Truth Is Just Perception

What Speed Climber Ueli Steck Taught Us

One of the greatest mountaineers of his generation was killed in the Himalayas in a fall of 3,000 feet while pursuing the only quest that is worthwhile to me: That of his own limits1.

He was training on Nuptse (25,791 ft) in view of his next challenge: Attempt to summit Everest (29,029 ft) by the never repeated West Ridge/Hornbein Couloir route, then descend to the South Col before taking the once climbed direct line just below the Lhotse Ridge to gain that summit (27,940 ft).

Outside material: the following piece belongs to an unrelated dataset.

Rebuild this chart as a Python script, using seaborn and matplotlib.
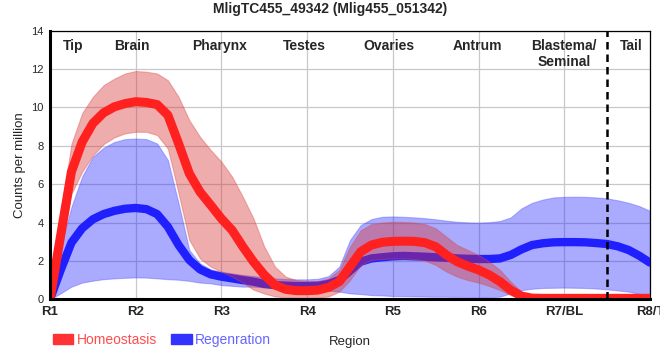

Ueli Steck had brought extreme alpine climbing to an unprecedented level of speed. From Eiger to Annapurna, he had achieved a series of solo speed records on always more difficult and dangerous faces. The silly nickname – “the Swiss machine” – that was given to him reduced Ueli Steck to an alpine robot with superhuman physical abilities. But he also demonstrated unique climbing skills and mental strength in his unprecedented ascents.

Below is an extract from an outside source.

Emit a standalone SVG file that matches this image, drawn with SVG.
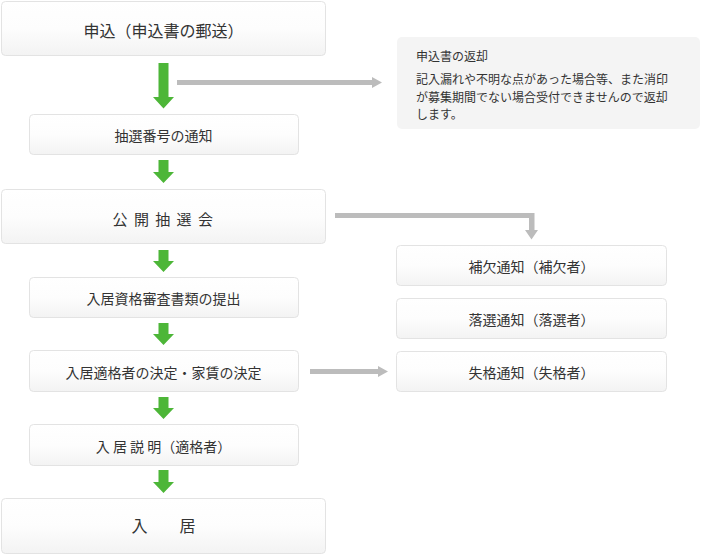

The death of Ueli Steck touched me more deeply than I had expected.

Ueli Steck - (CC) Christophe Raylat & Bertrand Delapierre

Ueli Steck – (CC) Christophe Raylat & Bertrand Delapierre

Having almost died in a rock-climbing fall, I have experienced that moment when one goes down a vertical wall without any protective gear. That moment is, by definition, very short but it happens in slow motion. I was lucky enough to be saved by a little miracle but the feeling associated with the deadly fall has remained with me since then. As a result, I am very sensitive to stories of mountaineers dying by falling into the void.

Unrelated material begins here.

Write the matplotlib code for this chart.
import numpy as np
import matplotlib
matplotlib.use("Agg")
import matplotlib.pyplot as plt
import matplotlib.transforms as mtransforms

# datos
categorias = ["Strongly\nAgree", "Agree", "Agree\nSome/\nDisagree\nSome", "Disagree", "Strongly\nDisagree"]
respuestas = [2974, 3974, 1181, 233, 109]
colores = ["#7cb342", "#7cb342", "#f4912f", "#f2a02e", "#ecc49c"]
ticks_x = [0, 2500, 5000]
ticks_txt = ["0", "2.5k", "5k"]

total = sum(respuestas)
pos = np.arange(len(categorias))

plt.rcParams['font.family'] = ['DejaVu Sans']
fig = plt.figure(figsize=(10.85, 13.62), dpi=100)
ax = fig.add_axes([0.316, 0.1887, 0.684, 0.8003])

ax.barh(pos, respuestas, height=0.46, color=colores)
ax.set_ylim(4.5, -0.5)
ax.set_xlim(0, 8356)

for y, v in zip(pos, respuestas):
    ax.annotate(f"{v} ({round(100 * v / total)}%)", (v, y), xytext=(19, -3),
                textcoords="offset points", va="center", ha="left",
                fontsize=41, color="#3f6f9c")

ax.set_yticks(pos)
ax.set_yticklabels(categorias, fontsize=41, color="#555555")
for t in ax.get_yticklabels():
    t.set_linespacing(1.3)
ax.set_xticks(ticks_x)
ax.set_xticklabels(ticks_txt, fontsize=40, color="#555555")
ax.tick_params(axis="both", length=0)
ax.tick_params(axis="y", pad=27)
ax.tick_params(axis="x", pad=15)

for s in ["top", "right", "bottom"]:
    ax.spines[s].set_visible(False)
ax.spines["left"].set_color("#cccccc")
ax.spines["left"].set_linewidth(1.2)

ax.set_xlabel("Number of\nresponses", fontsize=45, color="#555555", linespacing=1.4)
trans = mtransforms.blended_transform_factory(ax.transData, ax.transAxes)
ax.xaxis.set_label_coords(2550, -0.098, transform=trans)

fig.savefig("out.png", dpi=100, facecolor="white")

Furthermore, I admired Ueli Steck’s approach in life. He was only motivated by competition with himself. That is also what drives me (see my TEDx Talk – in French), even if I have achieved far less remarkable accomplishments.

In this video, Ueli Steck tells, in a very moving way, that he had slipped into a deep depression after his solo ascent of the Annapurna, for he was conscious of having reached the utmost limits of his art. It may be the desire to surpass his limits and to break that psychological impasse that led him to devise an even more ambitious project and perish on Nuptse. Yet, he knew that he would die if he kept taking greater risks while trying to surpass himself.

Chateaubriand wrote that, “an ambition for which one has not the talent is a crime.” Ueli Steck shows us that the ambition for which one has the talent can be heroic.

1 The quest for one’s limits is a very personal project. It can relate to all kinds of activities and circumstances.